Everything from the first line down to the line containing "fig = go.Figure()" is to be retyped exactly, both ends included, with pictures left out.

[Source code of charts]

....

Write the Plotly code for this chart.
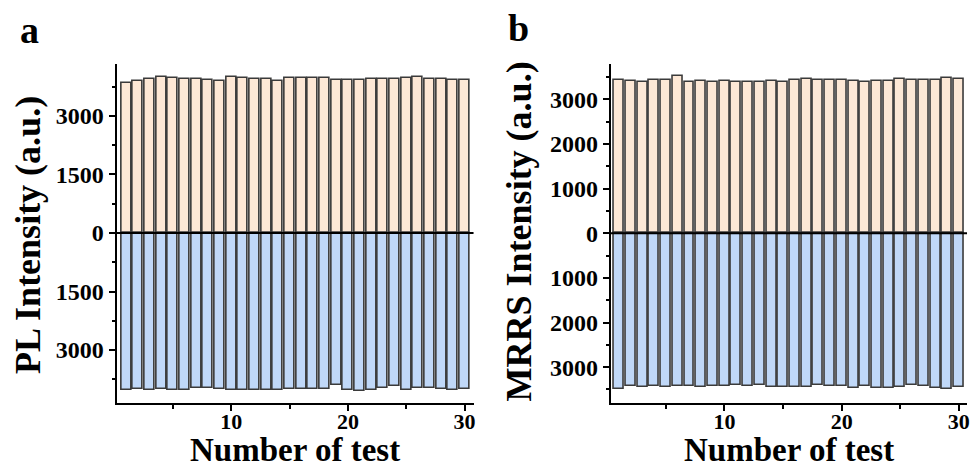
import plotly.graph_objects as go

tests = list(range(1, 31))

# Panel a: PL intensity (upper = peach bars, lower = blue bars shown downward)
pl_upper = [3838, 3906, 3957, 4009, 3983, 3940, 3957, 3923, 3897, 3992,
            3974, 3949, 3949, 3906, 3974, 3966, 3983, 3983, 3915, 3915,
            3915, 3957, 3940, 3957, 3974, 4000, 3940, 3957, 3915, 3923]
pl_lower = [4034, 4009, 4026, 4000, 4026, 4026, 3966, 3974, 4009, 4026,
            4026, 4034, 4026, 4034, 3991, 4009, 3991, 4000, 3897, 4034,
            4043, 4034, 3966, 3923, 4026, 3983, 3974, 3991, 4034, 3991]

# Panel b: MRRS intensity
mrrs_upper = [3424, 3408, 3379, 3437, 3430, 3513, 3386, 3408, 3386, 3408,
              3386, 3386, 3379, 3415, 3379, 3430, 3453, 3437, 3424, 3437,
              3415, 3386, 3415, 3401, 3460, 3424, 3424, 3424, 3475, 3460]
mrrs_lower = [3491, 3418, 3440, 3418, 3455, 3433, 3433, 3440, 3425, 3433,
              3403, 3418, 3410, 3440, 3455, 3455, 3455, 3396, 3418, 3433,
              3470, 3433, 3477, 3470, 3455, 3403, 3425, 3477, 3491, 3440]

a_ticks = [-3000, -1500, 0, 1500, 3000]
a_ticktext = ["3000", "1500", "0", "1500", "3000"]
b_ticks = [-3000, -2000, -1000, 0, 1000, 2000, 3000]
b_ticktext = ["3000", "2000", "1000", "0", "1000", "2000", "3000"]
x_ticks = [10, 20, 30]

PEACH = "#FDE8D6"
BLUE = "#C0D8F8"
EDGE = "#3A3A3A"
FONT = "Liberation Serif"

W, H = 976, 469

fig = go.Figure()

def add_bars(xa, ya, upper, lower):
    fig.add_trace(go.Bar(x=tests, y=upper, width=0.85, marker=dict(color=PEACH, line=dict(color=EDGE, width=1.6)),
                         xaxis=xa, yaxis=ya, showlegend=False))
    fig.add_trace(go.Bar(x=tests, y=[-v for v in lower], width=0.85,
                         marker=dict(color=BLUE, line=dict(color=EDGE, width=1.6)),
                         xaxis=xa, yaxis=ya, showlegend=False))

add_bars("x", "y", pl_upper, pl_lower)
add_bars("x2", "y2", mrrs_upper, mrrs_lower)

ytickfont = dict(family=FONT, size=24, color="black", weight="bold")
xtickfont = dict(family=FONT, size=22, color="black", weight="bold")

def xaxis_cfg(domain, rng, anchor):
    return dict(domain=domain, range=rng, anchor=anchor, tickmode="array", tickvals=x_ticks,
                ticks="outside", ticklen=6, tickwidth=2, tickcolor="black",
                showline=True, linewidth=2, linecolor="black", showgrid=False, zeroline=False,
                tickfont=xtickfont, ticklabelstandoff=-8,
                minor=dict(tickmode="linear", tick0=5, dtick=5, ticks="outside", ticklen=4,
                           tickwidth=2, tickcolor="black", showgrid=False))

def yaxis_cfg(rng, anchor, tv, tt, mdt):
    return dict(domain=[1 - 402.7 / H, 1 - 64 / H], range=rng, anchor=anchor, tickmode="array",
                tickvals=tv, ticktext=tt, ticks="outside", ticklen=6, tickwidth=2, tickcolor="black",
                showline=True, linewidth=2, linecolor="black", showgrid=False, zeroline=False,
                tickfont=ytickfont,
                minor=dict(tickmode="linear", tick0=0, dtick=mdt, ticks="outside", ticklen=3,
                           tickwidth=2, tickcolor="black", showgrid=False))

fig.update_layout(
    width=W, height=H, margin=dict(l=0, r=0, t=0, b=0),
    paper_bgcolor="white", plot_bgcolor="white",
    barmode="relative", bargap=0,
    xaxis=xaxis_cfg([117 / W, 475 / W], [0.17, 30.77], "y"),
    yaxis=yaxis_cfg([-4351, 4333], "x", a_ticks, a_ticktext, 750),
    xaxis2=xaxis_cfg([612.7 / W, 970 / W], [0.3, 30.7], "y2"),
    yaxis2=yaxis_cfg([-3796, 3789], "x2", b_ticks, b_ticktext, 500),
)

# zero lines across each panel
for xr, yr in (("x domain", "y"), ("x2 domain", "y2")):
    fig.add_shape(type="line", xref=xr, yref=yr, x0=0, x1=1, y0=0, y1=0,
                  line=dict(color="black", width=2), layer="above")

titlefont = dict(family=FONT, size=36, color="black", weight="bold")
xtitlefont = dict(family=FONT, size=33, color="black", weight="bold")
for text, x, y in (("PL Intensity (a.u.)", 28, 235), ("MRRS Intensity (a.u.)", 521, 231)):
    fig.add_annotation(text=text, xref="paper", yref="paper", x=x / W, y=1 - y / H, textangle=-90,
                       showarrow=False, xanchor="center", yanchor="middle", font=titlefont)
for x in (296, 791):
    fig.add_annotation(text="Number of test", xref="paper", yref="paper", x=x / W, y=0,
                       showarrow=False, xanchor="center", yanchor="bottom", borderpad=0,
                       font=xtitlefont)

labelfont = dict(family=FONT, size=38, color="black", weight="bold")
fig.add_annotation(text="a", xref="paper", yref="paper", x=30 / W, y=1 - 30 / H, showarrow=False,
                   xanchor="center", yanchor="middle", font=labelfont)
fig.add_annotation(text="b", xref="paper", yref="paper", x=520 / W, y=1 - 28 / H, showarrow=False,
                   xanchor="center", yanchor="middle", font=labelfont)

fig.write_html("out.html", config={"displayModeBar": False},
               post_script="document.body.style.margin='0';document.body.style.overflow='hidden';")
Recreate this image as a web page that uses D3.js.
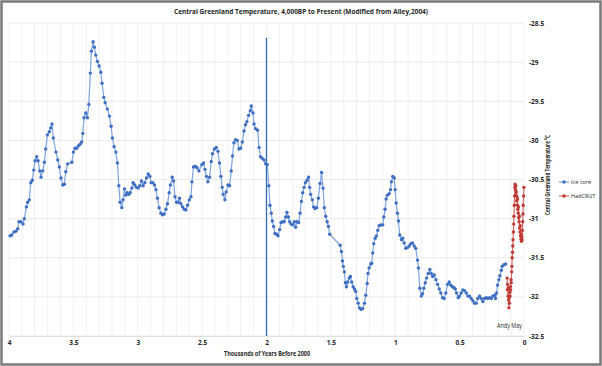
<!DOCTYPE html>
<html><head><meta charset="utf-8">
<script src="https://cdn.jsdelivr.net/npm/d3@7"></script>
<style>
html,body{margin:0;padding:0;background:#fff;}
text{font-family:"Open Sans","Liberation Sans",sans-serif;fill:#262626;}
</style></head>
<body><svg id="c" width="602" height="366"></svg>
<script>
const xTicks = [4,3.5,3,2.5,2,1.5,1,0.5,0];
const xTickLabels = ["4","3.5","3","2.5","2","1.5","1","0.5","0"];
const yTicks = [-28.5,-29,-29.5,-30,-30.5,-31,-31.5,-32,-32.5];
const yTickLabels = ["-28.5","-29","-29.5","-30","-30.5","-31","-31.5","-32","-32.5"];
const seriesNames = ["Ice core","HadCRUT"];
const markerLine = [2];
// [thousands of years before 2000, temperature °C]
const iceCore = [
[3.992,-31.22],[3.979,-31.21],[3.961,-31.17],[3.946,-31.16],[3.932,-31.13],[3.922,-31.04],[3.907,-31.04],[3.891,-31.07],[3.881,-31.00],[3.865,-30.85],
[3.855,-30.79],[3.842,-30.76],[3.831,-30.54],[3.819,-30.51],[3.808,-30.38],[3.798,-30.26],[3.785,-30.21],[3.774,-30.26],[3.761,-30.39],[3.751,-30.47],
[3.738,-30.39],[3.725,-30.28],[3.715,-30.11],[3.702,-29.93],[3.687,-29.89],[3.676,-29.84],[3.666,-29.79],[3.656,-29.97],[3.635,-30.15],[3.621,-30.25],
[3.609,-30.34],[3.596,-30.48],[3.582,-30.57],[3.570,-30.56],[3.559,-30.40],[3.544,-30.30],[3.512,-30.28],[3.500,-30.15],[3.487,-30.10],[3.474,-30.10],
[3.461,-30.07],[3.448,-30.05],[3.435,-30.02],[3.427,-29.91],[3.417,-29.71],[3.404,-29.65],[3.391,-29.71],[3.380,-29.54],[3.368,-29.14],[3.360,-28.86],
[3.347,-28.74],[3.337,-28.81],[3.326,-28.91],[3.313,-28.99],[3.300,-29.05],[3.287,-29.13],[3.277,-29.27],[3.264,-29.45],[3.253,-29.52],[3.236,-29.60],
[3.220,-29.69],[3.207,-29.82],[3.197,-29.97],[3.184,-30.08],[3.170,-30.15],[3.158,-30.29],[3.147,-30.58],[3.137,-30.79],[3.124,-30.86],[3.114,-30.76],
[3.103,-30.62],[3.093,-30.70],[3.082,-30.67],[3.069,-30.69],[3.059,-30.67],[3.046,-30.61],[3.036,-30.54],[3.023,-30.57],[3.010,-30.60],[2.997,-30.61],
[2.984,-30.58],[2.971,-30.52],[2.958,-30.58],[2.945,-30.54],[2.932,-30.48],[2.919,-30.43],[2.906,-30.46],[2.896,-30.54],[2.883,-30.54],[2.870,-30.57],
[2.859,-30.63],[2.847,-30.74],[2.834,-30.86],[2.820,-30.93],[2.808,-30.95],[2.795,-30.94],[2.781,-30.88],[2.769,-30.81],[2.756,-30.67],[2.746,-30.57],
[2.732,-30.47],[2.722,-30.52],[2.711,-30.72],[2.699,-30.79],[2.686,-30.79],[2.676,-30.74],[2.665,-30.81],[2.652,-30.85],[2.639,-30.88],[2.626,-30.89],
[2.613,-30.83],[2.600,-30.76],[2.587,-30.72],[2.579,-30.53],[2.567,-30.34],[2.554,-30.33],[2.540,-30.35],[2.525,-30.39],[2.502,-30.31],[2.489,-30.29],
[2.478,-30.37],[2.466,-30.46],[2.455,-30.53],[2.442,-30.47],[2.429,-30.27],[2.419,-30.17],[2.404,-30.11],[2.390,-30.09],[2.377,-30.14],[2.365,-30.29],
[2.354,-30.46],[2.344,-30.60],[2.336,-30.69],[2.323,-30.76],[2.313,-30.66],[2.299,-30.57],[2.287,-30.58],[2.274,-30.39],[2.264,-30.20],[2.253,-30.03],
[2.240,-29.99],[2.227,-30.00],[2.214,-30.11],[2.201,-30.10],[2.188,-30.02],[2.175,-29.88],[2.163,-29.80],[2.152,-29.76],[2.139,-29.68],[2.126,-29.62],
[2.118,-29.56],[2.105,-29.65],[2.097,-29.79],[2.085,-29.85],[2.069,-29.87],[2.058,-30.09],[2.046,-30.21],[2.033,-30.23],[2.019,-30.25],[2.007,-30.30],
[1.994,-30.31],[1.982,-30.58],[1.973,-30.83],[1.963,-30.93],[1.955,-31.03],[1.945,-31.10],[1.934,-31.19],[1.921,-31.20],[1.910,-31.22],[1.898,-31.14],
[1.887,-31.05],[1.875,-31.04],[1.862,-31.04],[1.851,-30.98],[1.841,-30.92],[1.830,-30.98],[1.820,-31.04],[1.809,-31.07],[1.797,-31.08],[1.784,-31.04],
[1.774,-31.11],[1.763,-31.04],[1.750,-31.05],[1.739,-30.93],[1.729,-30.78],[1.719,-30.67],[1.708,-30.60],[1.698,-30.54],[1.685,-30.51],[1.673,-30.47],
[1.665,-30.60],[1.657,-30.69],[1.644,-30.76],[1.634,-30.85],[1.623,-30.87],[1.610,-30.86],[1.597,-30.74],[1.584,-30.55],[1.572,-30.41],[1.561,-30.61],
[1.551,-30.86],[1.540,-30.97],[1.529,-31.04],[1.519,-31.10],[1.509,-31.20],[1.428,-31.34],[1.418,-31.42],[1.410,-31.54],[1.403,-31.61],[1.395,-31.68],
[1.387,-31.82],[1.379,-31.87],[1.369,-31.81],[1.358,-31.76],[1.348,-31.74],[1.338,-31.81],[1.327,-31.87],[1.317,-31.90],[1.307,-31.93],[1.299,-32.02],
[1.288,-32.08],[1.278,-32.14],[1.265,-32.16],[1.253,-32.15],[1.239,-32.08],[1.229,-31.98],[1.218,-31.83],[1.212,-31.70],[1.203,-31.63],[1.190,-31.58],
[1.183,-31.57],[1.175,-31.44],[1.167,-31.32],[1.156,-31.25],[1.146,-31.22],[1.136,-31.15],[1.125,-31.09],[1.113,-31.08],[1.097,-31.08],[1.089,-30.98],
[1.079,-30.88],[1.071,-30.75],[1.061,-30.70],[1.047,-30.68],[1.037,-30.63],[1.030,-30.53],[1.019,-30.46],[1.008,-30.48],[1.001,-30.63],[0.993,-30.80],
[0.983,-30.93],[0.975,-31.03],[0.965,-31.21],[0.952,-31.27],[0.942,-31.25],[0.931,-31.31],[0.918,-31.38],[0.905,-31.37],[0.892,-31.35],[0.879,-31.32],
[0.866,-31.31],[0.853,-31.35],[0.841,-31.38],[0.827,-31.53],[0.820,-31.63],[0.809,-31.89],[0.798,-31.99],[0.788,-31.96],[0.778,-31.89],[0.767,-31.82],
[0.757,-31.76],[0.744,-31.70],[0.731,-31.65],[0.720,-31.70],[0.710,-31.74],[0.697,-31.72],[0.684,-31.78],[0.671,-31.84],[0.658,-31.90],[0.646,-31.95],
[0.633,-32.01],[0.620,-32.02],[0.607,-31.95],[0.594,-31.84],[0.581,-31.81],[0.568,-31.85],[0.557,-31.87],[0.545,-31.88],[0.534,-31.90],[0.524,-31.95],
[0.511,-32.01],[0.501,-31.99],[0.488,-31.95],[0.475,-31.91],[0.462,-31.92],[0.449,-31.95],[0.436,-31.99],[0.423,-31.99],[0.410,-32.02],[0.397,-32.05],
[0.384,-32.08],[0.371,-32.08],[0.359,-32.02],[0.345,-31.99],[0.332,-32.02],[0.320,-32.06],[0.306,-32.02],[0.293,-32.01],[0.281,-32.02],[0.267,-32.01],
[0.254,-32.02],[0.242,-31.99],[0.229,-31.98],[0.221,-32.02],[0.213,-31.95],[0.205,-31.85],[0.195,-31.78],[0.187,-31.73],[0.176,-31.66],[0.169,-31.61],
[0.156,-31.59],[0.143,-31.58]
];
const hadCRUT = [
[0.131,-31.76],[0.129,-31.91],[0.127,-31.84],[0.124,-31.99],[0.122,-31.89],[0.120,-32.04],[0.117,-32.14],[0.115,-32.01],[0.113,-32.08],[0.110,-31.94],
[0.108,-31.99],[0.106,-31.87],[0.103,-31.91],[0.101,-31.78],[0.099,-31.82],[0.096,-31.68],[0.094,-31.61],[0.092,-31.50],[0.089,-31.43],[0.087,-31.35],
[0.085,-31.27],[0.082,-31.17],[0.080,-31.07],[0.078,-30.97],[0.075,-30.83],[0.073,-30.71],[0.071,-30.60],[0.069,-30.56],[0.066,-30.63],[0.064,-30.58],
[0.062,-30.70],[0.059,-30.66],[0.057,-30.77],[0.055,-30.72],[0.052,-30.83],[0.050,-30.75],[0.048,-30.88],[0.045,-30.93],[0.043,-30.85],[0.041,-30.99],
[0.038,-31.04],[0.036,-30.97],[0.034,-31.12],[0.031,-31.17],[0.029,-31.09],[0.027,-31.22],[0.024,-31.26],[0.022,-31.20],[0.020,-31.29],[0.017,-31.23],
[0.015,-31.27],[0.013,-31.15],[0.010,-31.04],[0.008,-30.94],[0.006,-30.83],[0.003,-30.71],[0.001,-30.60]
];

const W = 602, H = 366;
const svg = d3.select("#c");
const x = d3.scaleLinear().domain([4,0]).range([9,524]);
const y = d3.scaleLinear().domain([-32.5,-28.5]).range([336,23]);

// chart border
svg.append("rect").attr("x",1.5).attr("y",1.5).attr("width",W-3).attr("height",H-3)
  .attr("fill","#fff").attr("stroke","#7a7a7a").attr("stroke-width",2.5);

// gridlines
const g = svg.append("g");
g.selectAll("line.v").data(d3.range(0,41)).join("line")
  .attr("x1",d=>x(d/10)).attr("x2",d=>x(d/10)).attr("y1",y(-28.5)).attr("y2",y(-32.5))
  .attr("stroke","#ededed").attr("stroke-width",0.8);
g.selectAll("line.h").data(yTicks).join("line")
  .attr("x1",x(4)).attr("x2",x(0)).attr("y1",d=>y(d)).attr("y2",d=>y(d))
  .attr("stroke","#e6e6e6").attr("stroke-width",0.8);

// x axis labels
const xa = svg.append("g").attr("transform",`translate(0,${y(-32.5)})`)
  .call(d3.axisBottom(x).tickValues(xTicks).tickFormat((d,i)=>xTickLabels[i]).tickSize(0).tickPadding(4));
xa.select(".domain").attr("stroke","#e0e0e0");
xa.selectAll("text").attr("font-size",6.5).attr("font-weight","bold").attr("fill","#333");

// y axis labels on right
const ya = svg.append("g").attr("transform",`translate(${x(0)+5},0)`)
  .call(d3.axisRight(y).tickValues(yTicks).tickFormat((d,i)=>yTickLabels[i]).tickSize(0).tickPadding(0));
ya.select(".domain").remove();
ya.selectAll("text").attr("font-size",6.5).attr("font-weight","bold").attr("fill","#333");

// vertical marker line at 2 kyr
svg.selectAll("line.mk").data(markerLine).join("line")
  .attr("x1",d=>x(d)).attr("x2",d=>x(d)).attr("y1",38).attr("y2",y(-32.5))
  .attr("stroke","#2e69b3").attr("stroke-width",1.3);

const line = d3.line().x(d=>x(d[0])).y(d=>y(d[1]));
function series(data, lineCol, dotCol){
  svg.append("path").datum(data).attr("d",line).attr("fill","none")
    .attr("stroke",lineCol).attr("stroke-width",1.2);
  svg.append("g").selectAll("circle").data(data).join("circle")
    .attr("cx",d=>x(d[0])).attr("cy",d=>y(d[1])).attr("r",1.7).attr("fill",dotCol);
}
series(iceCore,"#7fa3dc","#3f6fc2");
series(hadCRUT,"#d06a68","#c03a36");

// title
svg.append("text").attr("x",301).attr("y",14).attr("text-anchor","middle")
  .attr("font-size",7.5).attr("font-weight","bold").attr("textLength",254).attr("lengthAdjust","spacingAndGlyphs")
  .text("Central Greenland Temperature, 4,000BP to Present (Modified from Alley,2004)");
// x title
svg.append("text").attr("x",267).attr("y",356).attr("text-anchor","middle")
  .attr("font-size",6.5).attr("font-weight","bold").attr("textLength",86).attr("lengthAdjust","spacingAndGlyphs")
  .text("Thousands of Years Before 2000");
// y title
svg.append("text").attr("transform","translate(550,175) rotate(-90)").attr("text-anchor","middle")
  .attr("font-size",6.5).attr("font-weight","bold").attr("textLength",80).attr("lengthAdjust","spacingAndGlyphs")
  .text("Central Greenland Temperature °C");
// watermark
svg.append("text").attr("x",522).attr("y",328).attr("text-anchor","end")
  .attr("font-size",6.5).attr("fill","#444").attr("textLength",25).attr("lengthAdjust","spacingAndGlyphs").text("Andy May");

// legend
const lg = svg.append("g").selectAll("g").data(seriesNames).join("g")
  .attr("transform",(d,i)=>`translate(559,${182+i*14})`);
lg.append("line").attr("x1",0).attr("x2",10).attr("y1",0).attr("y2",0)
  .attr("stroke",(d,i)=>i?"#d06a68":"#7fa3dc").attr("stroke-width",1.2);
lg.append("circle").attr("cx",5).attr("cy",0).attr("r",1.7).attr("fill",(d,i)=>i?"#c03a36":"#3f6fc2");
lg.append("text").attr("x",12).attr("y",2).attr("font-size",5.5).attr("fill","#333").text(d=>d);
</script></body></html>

....

__THE RESPONSE__:
Write the Plotly code for this chart.
import plotly.graph_objects as go

tests = list(range(1, 31))

# Panel a: PL intensity (upper = peach bars, lower = blue bars shown downward)
pl_upper = [3838, 3906, 3957, 4009, 3983, 3940, 3957, 3923, 3897, 3992,
            3974, 3949, 3949, 3906, 3974, 3966, 3983, 3983, 3915, 3915,
            3915, 3957, 3940, 3957, 3974, 4000, 3940, 3957, 3915, 3923]
pl_lower = [4034, 4009, 4026, 4000, 4026, 4026, 3966, 3974, 4009, 4026,
            4026, 4034, 4026, 4034, 3991, 4009, 3991, 4000, 3897, 4034,
            4043, 4034, 3966, 3923, 4026, 3983, 3974, 3991, 4034, 3991]

# Panel b: MRRS intensity
mrrs_upper = [3424, 3408, 3379, 3437, 3430, 3513, 3386, 3408, 3386, 3408,
              3386, 3386, 3379, 3415, 3379, 3430, 3453, 3437, 3424, 3437,
              3415, 3386, 3415, 3401, 3460, 3424, 3424, 3424, 3475, 3460]
mrrs_lower = [3491, 3418, 3440, 3418, 3455, 3433, 3433, 3440, 3425, 3433,
              3403, 3418, 3410, 3440, 3455, 3455, 3455, 3396, 3418, 3433,
              3470, 3433, 3477, 3470, 3455, 3403, 3425, 3477, 3491, 3440]

a_ticks = [-3000, -1500, 0, 1500, 3000]
a_ticktext = ["3000", "1500", "0", "1500", "3000"]
b_ticks = [-3000, -2000, -1000, 0, 1000, 2000, 3000]
b_ticktext = ["3000", "2000", "1000", "0", "1000", "2000", "3000"]
x_ticks = [10, 20, 30]

PEACH = "#FDE8D6"
BLUE = "#C0D8F8"
EDGE = "#3A3A3A"
FONT = "Liberation Serif"

W, H = 976, 469

fig = go.Figure()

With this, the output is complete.